- Area: Caribbean
- Members: 7,856 (2025)
- Stakes: 1
- Districts: 1
- Wards: 6
- Branches: 12
- Total Congregations: 18
- Missions: 1
- FamilySearch Centers: 8

= The Church of Jesus Christ of Latter-day Saints in Jamaica =

Church in Jamaica

The Church of Jesus Christ of Latter-day Saints in Jamaica refers to The Church of Jesus Christ of Latter-day Saints (LDS Church) and its members in Jamaica. In 1980, there were 85 members in Jamaica. In 2025, there were 7,856 members in 18 congregations.

==History==

The first native converts to the LDS Church in Jamaica was the Victor and Verna Nugent family. They were baptized on January 20, 1974. They were introduced to the church by Paul Schmiel but by 1976, the small Branch's American priesthood holders had to leave due to political unrest and economic hardships, leaving the Nugent's as the only members on the island. They held church service in their home during this time. Missionaries returned in November 1978. On December 5, 1978, Elder M. Russell Ballard dedicated the country for missionary work.

Victor Nugent, a Mandeville resident, became the country's first native Elder and first Jamaican Branch and District President. Joseph Hamilton was the first Jamaican President of the Kingston Branch in 1982. The Kingston District was organized on February 4, 1983.

Elder M. Russell Ballard visited Jamaica on December 5, 1978, and in April 1983, Thomas S. Monson visited the island. On May 15, 2002, President Gordon B. Hinckley addressed 2,000 people at a fireside in Kingston.

On June 8, 2014, Elder Jeffery R. Holland presided over a conference with 800 attendees to organize the Kingston Jamaica Stake. The Kingston Jamaica Stake was the second English-speaking stake to be organized in the Caribbean after the creation of the Spain Trinidad Stake in 2009.

On March 30, 2019, The Jamaican Red Cross awarded LDS Church in Jamaica a Humanitarian Services Award for aid provided through the LDS Charities at the JRC School of Transformation in Central Village, Spanish Town, and Clarendon.

==Stake and District==
As of May 2025, the following stake and district was located in Jamaica:

Kingston Jamaica Stake
- Boulevard Ward
- Constant Spring Ward
- Kingston Branch
- Linstead Ward
- Old Harbour Branch
- Portmore Ward
- Spanish Town 1st Ward
- Spanish Town 2nd Ward

Mandeville Jamaica District
- Hopeton Branch
- Junction Branch
- Mandeville Branch
- May Pen Branch
- Montego Bay Branch
- Santa Cruz Branch
- Savanna-La-Mar Branch

Other Congregations
The following congregations are not part of a stake or district:
- Ocho Rios Branch
- Port Antonio Branch
- Yallahs Branch
Congregations not within a stake are named branches, regardless of size.

==Mission==
Jamaica was administered by Florida Fort Lauderdale Mission 1974 until 1983 when the West Indies Mission was created. In 1985, the Jamaica Kingston Mission was organized. This mission covers Jamaica, the Bahamas, Turks and Caicos, and the Cayman Islands.

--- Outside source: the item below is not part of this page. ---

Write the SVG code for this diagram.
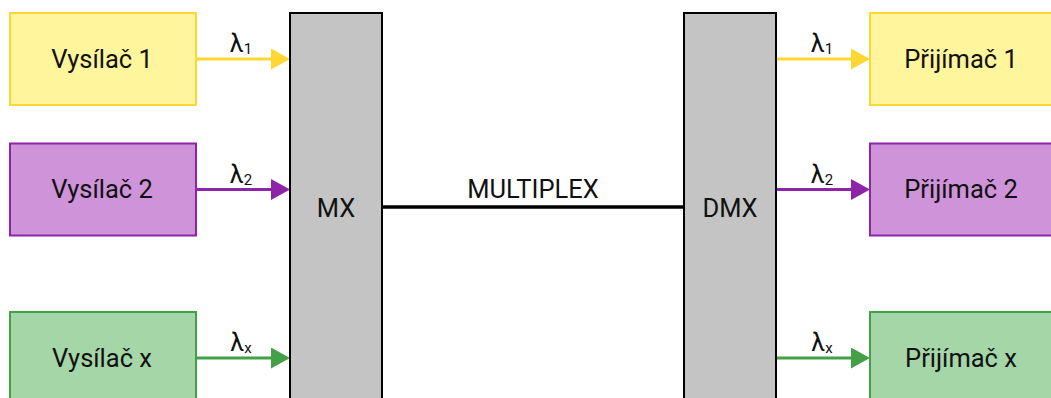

| Country/Territory | Members | Con­gre­ga­tions | FHC |
|---|---|---|---|
| Bahamas | 1,095 | 3 | 1 |
| Cayman Islands | 255 | 1 | 0 |
| Jamaica | 6,871 | 18 | 8 |
| Turks and Caicos | 147 | 1 | 0 |

===Bahamas===
The LDS Church reported 1,125 members in three congregations in the Bahamas as of December 31, 2025. Congregations are located in Freeport and Nassau. In addition, the Jamaica Kingston Mission Branch serves individuals and families residing on the other islands. A family history center is located in the Nassau meetinghouse. Meetings are conducted in English. The Bahamas is located in the Nassau Caribbean District which covers the Bahamas, the Cayman Islands, and the Turks and Caicos Islands.

===Turks and Caicos Islands===
A single congregation of the LDS church is located in the Turks and Caicos Islands, and is located in the Nassau Caribbean District. The LDS Church reported 147 members in that congregation for December 31, 2018 but has not publicly reported it since. Missionaries first arrived on the island in December of 2008 and the Providenciales Branch was organized on 24 May 2009. Branch Meetings are conducted in English.

===Cayman Islands===
The LDS Church reported 264 members in a single congregation in the Cayman Islands as of December 31, 2025. It is located in the Nassau Caribbean District. Missionaries first arrived on the island in September 1985 after the Grand Cayman Branch was organized on 25 November 1981. The meetinghouse is located in the Grand Harbour neighborhood. Branch Meetings are conducted in English.

==Temples==
Countries and territories within the Jamaica Kingston Mission are located in the Panama City Panama Temple District. Cuba is part of the Santo Domingo Dominican Republic Temple District.